Song by Joe Arroyo y La Verdad

from the album Musa Original
- Released: 1986
- Genre: Salsa
- Songwriter: Joe Arroyo

= La Rebelión =

"La Rebelión (No le pegue a la negra)" (translation "The Rebellion: Don't Hit the Black Woman") is a salsa song written by the Colombian singer-songwriter Joe Arroyo and performed by Arroyo and his band, La Verdad. It was released in 1986 on the Discos Fuentes label as the opening track on the "B" side of Arroyo's seventh studio album, Musa Original (SOF-5618). The song was an international hit.

According to multiple sources, the song was a self-plagiarism of an earlier song, "El Mulato", also written by Arroyo, that was released in 1978 by Robert y Su Banda on the album Soy la ley.

The recording features a piano solo by Chelito De Castro.

==Lyrics==
The song tells the story of a married African couple, slaves of a Spaniard, in Cartagena, Colombia in the 17th century. The slave owner beats the wife of a slave, and the husband avenges her by starting a rebellion. The lyrics state that the black woman deserves respect and repeats variations on the chorus, "No le pegue a la negra" ("Don't hit the black woman").

==Honors==
The song became an anthem of pride for Black people in Latin America. It has been included in several lists of the greatest Colombian and salsa songs of all time:
- Viva Music Colombia rated the song No. 1 on its list of the 100 most important Colombian songs of all time.

- It was listed in 2018 on Billboards "15 Best Salsa Songs Ever".

- It was selected by Hip Latina in 2017 as one of the "13 Old School Songs Every Colombian Grew Up Listening To"; it was praised for its powerful lyrics and described as "one of those 'hold my drink, I'm going to go dance,' songs."

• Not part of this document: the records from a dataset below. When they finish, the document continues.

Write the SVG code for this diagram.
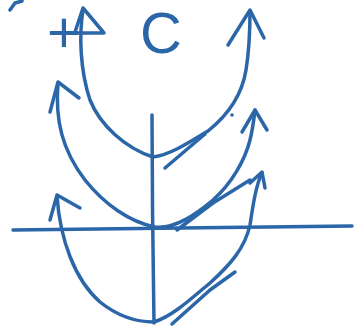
<svg xmlns="http://www.w3.org/2000/svg" width="358" height="328" viewBox="0 0 358 328">
<style>
.s{fill:none;stroke:#2b66a8;stroke-width:3.5;stroke-linecap:round;stroke-linejoin:round}
.t{font-family:"Liberation Sans",Arial,sans-serif;fill:#2b66a8}
</style>
<rect width="358" height="328" fill="#fff"/>
<g id="axes">
<path class="s" d="M152,115 C152,180 153,260 154,323"/>
<path class="s" d="M13,230 C100,228 250,228 352,226"/>
</g>
<g id="connectors">
<path class="s" d="M83,10 C79,35 80,70 90,100 C100,125 125,148 153,157 C170,155 190,142 208,131 C228,115 242,95 246,70 C250,45 250,25 250,11"/>
<path class="s" d="M75,32 L83,8 L104,33 L76,33"/>
<path class="s" d="M228,45 L250,10 L264,38"/>
<path class="s" d="M165,168 L205,134"/>
<circle cx="232" cy="115" r="1.8" fill="#2b66a8"/>
<path class="s" d="M58,83 C55,120 62,150 85,180 C105,205 130,222 155,227 C175,229 195,215 213,200 C232,183 245,160 250,140 C253,128 254,118 255,110"/>
<path class="s" d="M50,112 L58,82 L79,98"/>
<path class="s" d="M242,132 L255,110 L267,130"/>
<path class="s" d="M177,230 L213,203 L250,180"/>
<path class="s" d="M57,196 C60,240 75,280 100,302 C120,318 140,322 154,322 C175,315 195,295 210,283 C230,265 245,248 250,225 C253,205 256,185 262,173"/>
<path class="s" d="M50,220 L57,195 L80,208"/>
<path class="s" d="M250,183 L262,172 L265,188"/>
<path class="s" d="M172,324 L210,290 L235,272"/>
<path class="s" d="M10,10 L15,3 L22,1"/>
</g>
<g id="labels">
<text class="t" x="47" y="52" font-size="58">+</text>
<text class="t" x="140" y="53" font-size="58">C</text>
</g>
</svg>
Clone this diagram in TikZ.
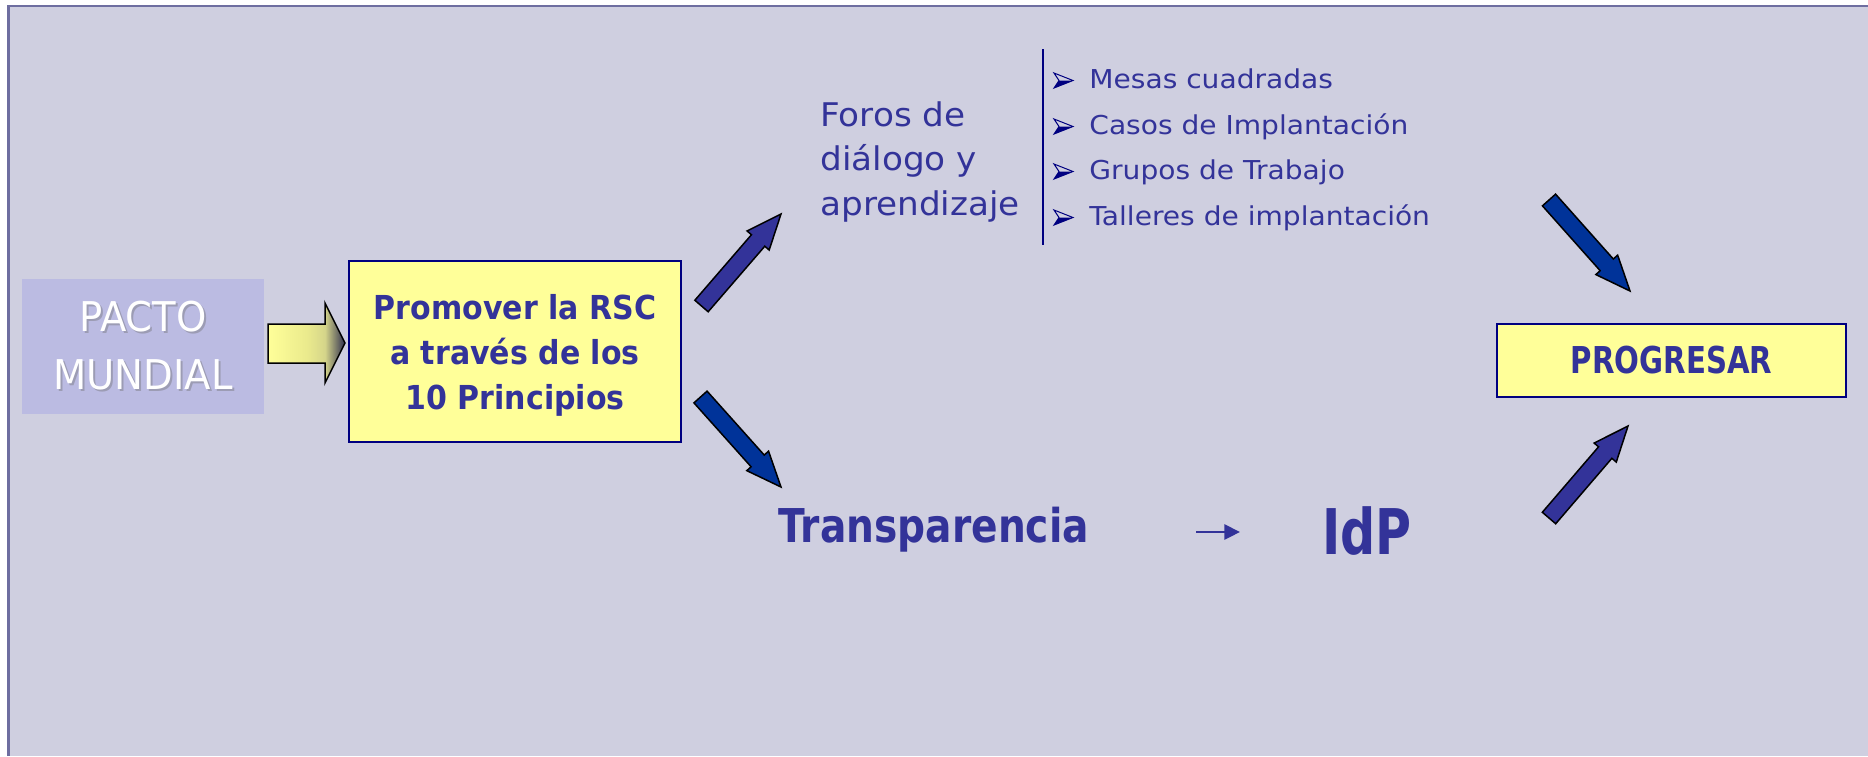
\documentclass[tikz,border=0pt]{standalone}
\usepackage{fontspec}
\setmainfont{DejaVu Sans}
\newfontfamily\fpacto[FakeStretch=0.94]{DejaVu Sans}
\newfontfamily\fpro[FakeStretch=0.91]{DejaVu Sans}
\newfontfamily\fnar[FakeStretch=1.05]{DejaVu Sans}
\newfontfamily\fitem[FakeStretch=1.08]{DejaVu Sans}
\newfontfamily\fprog[FakeStretch=0.79]{DejaVu Sans}
\newfontfamily\ftra[FakeStretch=0.84]{DejaVu Sans}
\newfontfamily\fidp[FakeStretch=0.78]{DejaVu Sans}
\usetikzlibrary{calc,arrows.meta}
\definecolor{bg}{HTML}{CFCFE0}
\definecolor{bord}{HTML}{6E6EA0}
\definecolor{txt}{HTML}{333399}
\definecolor{ylw}{HTML}{FFFF99}
\definecolor{navy}{HTML}{000080}
\definecolor{arrA}{HTML}{333399}
\definecolor{arrB}{HTML}{003399}
\definecolor{pat}{HTML}{BBBBE2}
\definecolor{shd}{HTML}{9C9CB4}
\definecolor{dkhead}{HTML}{2E2E4E}
\colorlet{ylwb}{ylw!92!black}
\colorlet{ymid}{ylw!80!dkhead}
\pgfdeclarehorizontalshading{yshade}{100bp}{color(0bp)=(ylw); color(25bp)=(ylw); color(50bp)=(ylwb); color(62bp)=(ymid); color(75bp)=(dkhead); color(100bp)=(dkhead)}
\newcommand\shd[1]{\leavevmode\rlap{\textcolor{shd}{\kern1pt\raisebox{-1pt}{#1}}}#1}
\newcommand\blockarrow[3]{%
  \coordinate (bh) at ($(#3)!17.5pt!(#2)$);
  \filldraw[blk, fill=#1] ($(#2)!4.4pt!90:(#3)$) -- ($(bh)!4.4pt!90:(#3)$) -- ($(bh)!7.3pt!90:(#3)$) -- (#3) -- ($(bh)!7.3pt!-90:(#3)$) -- ($(bh)!4.4pt!-90:(#3)$) -- ($(#2)!4.4pt!-90:(#3)$) -- cycle;}
\begin{document}
\begin{tikzpicture}[x=0.5pt,y=-0.5pt,
  txtc/.style={text=txt, inner sep=0pt},
  blk/.style={draw=black, line width=0.75pt, line join=miter},
  box/.style={fill=ylw, draw=navy, line width=1pt, text=txt, inner sep=0pt},
  itemf/.style={font={\fitem\fontsize{13pt}{16pt}\selectfont}},
  bulletmark/.style={draw=navy, line width=0.5pt, line join=miter}]
\useasboundingbox (0,0) rectangle (1868,756);
\fill[white] (0,0) rectangle (1868,756);
\fill[bg] (8,6) rectangle (1868,756);
\draw[bord, line width=1.2pt] (8.5,756) -- (8.5,6) -- (1868,6);

% PACTO MUNDIAL
\node[fill=pat, minimum width=121pt, minimum height=67.5pt, inner sep=0pt, text=white, align=center,
  font={\fpacto\fontsize{20.5pt}{29pt}\selectfont}] (pacto) at (143,346.5) {\shd{PACTO}\\\shd{MUNDIAL}};

% Promover box
\node[box, minimum width=166pt, minimum height=90.5pt, align=center,
  font={\fpro\bfseries\fontsize{16.5pt}{22.5pt}\selectfont}] (prom) at (515,351.5)
  {\rule{0pt}{16.5pt}Promover la RSC\\a través de los\\10 Principios};

% yellow block arrow
\shadedraw[blk, shading=yshade] (268,324) -- (325,324) -- (325,303) -- (345,343) -- (325,383) -- (325,363) -- (268,363) -- cycle;

% Foros
\node[txtc, anchor=north west, align=left, font={\fnar\fontsize{16.3pt}{22.25pt}\selectfont}] (foros) at (820,101)
  {Foros de\\diálogo y\\aprendizaje};
\draw[navy, line width=1pt] (1043,49) -- (1043,245);
\node[txtc, itemf, anchor=base west] (i1) at (1089,88) {Mesas cuadradas};
\node[txtc, itemf, anchor=base west] (i2) at (1089,134) {Casos de Implantación};
\node[txtc, itemf, anchor=base west] (i3) at (1089,179) {Grupos de Trabajo};
\node[txtc, itemf, anchor=base west] (i4) at (1089,225) {Talleres de implantación};
\foreach \i in {i1,i2,i3,i4}{
  \fill[navy] ($(\i.base west)+(-30,-7.5)$) -- ($(\i.base west)+(-16,-7.5)$) -- ($(\i.base west)+(-35,0)$) -- cycle;
  \draw[bulletmark] ($(\i.base west)+(-35,-15)$) -- ($(\i.base west)+(-16,-7.5)$) -- ($(\i.base west)+(-35,0)$) -- ($(\i.base west)+(-30,-7.5)$) -- cycle;
}

% Transparencia -> IdP
\node[txtc, anchor=base west, font={\ftra\bfseries\fontsize{23.3pt}{28pt}\selectfont}] (tra) at (778,542) {Transparencia};
\node[txtc, anchor=base west, font={\fidp\bfseries\fontsize{31.5pt}{36pt}\selectfont}] (idp) at (1322,554) {IdP};
\draw[txt, line width=1.3pt, -{Triangle[length=7.8pt,width=7.5pt]}] ($(tra.base east)+(107,-10)$) -- ($(idp.base west)+(-82,-22)$);

% PROGRESAR
\node[box, minimum width=174.5pt, minimum height=36.5pt, font={\fprog\bfseries\fontsize{18.5pt}{22pt}\selectfont}] (prog) at (1671.5,360.5) {PROGRESAR};

% block arrows
\coordinate (t1) at (701.5,306); \coordinate (e1) at (781,214);
\coordinate (t2) at (700.5,397); \coordinate (e2) at (781,487);
\coordinate (t3) at (1549,200); \coordinate (e3) at (1630,291);
\coordinate (t4) at (1549,518); \coordinate (e4) at (1628,426);
\blockarrow{arrA}{t1}{e1}
\blockarrow{arrB}{t2}{e2}
\blockarrow{arrB}{t3}{e3}
\blockarrow{arrA}{t4}{e4}
\end{tikzpicture}
\end{document}
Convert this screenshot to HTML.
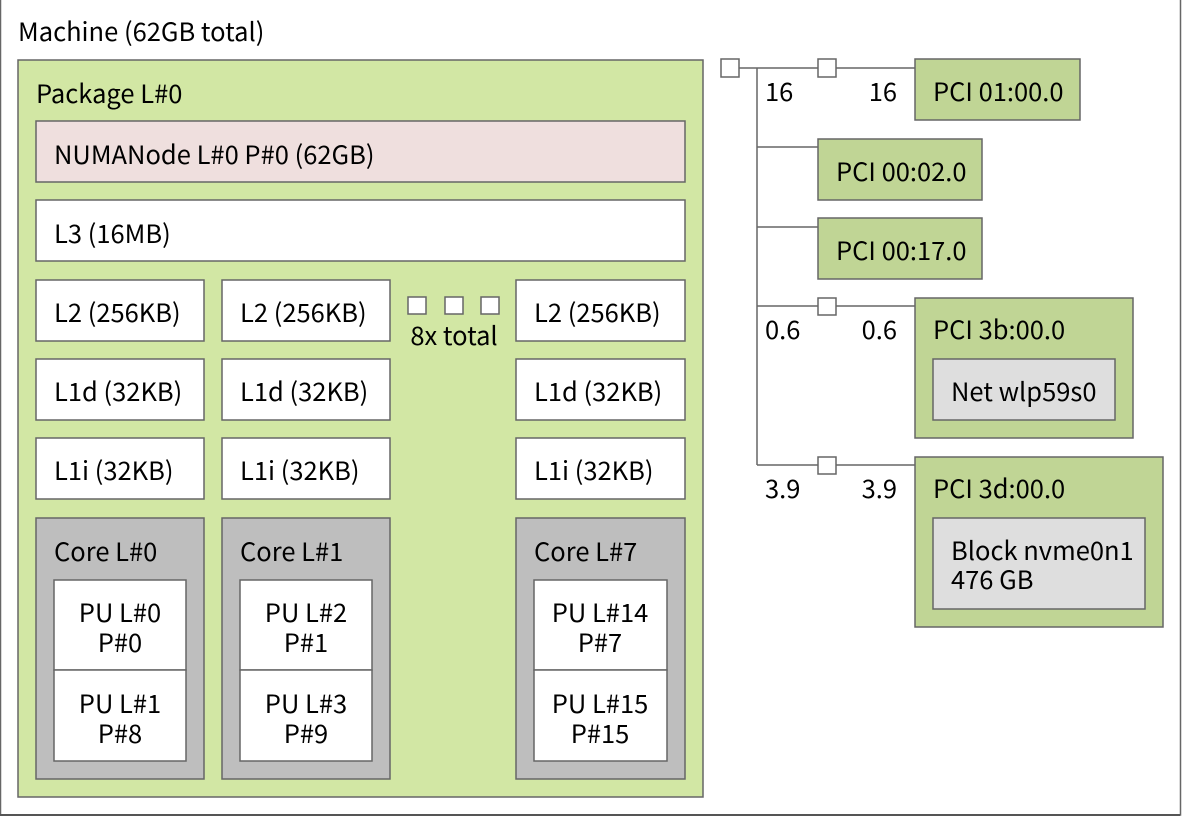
<!DOCTYPE html>
<html><head><meta charset="utf-8"><style>
html,body{margin:0;padding:0;background:#fff;width:1200px;height:823px;overflow:hidden}
svg text{font-family:"Noto Sans CJK SC","DejaVu Sans","Liberation Sans",sans-serif;font-size:25.5px;fill:#000}
</style></head><body>
<svg width="1200" height="823" xmlns="http://www.w3.org/2000/svg">
<g stroke="#666" stroke-width="1.5">
<rect x="0.5" y="-5" width="1180" height="820" fill="#fff"/>
<rect x="18" y="60" width="685" height="737" fill="#d2e7a4"/>
<rect x="36" y="121" width="649" height="61" fill="#efdfde"/>
<rect x="36" y="200" width="649" height="61" fill="#fff"/>
<rect x="36" y="280" width="168" height="61" fill="#fff"/>
<rect x="222" y="280" width="168" height="61" fill="#fff"/>
<rect x="516" y="280" width="169" height="61" fill="#fff"/>
<rect x="36" y="359" width="168" height="61" fill="#fff"/>
<rect x="222" y="359" width="168" height="61" fill="#fff"/>
<rect x="516" y="359" width="169" height="61" fill="#fff"/>
<rect x="36" y="438" width="168" height="61" fill="#fff"/>
<rect x="222" y="438" width="168" height="61" fill="#fff"/>
<rect x="516" y="438" width="169" height="61" fill="#fff"/>
<rect x="408" y="297" width="18" height="17" fill="#fff"/>
<rect x="445" y="297" width="18" height="17" fill="#fff"/>
<rect x="481" y="297" width="18" height="17" fill="#fff"/>
<rect x="36" y="518" width="168" height="261" fill="#bebebe"/>
<rect x="222" y="518" width="168" height="261" fill="#bebebe"/>
<rect x="516" y="518" width="169" height="261" fill="#bebebe"/>
<rect x="54" y="580" width="132" height="90" fill="#fff"/>
<rect x="54" y="670" width="132" height="91" fill="#fff"/>
<rect x="240" y="580" width="132" height="90" fill="#fff"/>
<rect x="240" y="670" width="132" height="91" fill="#fff"/>
<rect x="534" y="580" width="133" height="90" fill="#fff"/>
<rect x="534" y="670" width="133" height="91" fill="#fff"/>
<line x1="739" y1="68" x2="915" y2="68"/>
<line x1="757" y1="68" x2="757" y2="465"/>
<line x1="757" y1="147" x2="818" y2="147"/>
<line x1="757" y1="227" x2="818" y2="227"/>
<line x1="757" y1="306" x2="915" y2="306"/>
<line x1="757" y1="465" x2="915" y2="465"/>
<rect x="721" y="59" width="18" height="18" fill="#fff"/>
<rect x="818" y="59" width="18" height="18" fill="#fff"/>
<rect x="818" y="298" width="18" height="17" fill="#fff"/>
<rect x="818" y="457" width="18" height="17" fill="#fff"/>
<rect x="915" y="59" width="165" height="61" fill="#c0d595"/>
<rect x="818" y="139" width="164" height="61" fill="#c0d595"/>
<rect x="818" y="218" width="164" height="61" fill="#c0d595"/>
<rect x="915" y="298" width="218" height="140" fill="#c0d595"/>
<rect x="933" y="359" width="182" height="61" fill="#dedede"/>
<rect x="915" y="457" width="248" height="170" fill="#c0d595"/>
<rect x="933" y="518" width="212" height="91" fill="#dedede"/>
</g>
<line x1="0" y1="815" x2="1180" y2="815" stroke="#555" stroke-width="2"/>
<text x="18" y="41">Machine (62GB total)</text>
<text x="36" y="103">Package L#0</text>
<text x="54" y="164">NUMANode L#0 P#0 (62GB)</text>
<text x="54" y="243">L3 (16MB)</text>
<text x="54" y="322">L2 (256KB)</text>
<text x="240" y="322">L2 (256KB)</text>
<text x="534" y="322">L2 (256KB)</text>
<text x="454" y="345" text-anchor="middle">8x total</text>
<text x="54" y="401">L1d (32KB)</text>
<text x="240" y="401">L1d (32KB)</text>
<text x="534" y="401">L1d (32KB)</text>
<text x="54" y="480">L1i (32KB)</text>
<text x="240" y="480">L1i (32KB)</text>
<text x="534" y="480">L1i (32KB)</text>
<text x="54" y="561">Core L#0</text>
<text x="240" y="561">Core L#1</text>
<text x="534" y="561">Core L#7</text>
<g text-anchor="middle">
<text x="120" y="622">PU L#0</text><text x="120" y="652">P#0</text>
<text x="120" y="713">PU L#1</text><text x="120" y="743">P#8</text>
<text x="306" y="622">PU L#2</text><text x="306" y="652">P#1</text>
<text x="306" y="713">PU L#3</text><text x="306" y="743">P#9</text>
<text x="600" y="622">PU L#14</text><text x="600" y="652">P#7</text>
<text x="600" y="713">PU L#15</text><text x="600" y="743">P#15</text>
</g>
<text x="765" y="101">16</text>
<text x="897" y="101" text-anchor="end">16</text>
<text x="765" y="339">0.6</text>
<text x="897" y="339" text-anchor="end">0.6</text>
<text x="765" y="498">3.9</text>
<text x="897" y="498" text-anchor="end">3.9</text>
<text x="933" y="101">PCI 01:00.0</text>
<text x="836" y="181">PCI 00:02.0</text>
<text x="836" y="260">PCI 00:17.0</text>
<text x="933" y="339">PCI 3b:00.0</text>
<text x="951" y="401">Net wlp59s0</text>
<text x="933" y="498">PCI 3d:00.0</text>
<text x="951" y="560">Block nvme0n1</text>
<text x="951" y="589">476 GB</text>
</svg>
</body></html>
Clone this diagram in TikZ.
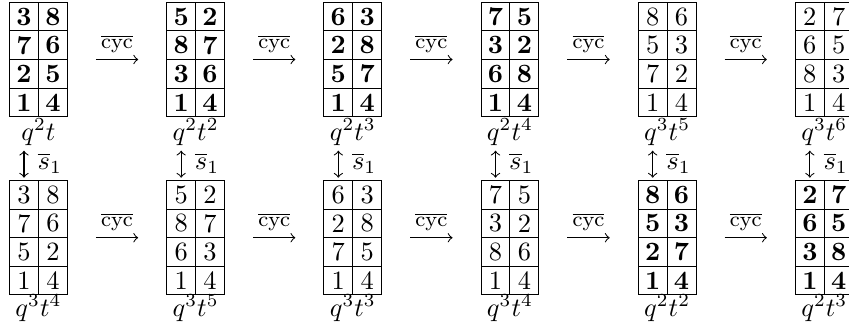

- In its list of the 50 best Colombian songs of all time, El Tiempo, Colombia's most widely circulated newspaper, ranked the song at No. 43.

==Covers==
The song has since been covered by numerous artists, including the following:
- Raulin Rosendo covered the song on his 1991 album Salsa Solamente.
- François Raulin covered the song in 1995.
- Alberto Barros covered the song on his 2007 album Tributo a la Salsa Colombiana, Vol. 1.
- Blanca Star Olivera covered the song on her album New York Latin Hits.
- J Balvin covered the song in 2019 in a salsa-reggaeton blend, and performed it for a television commercial for Aguila beer.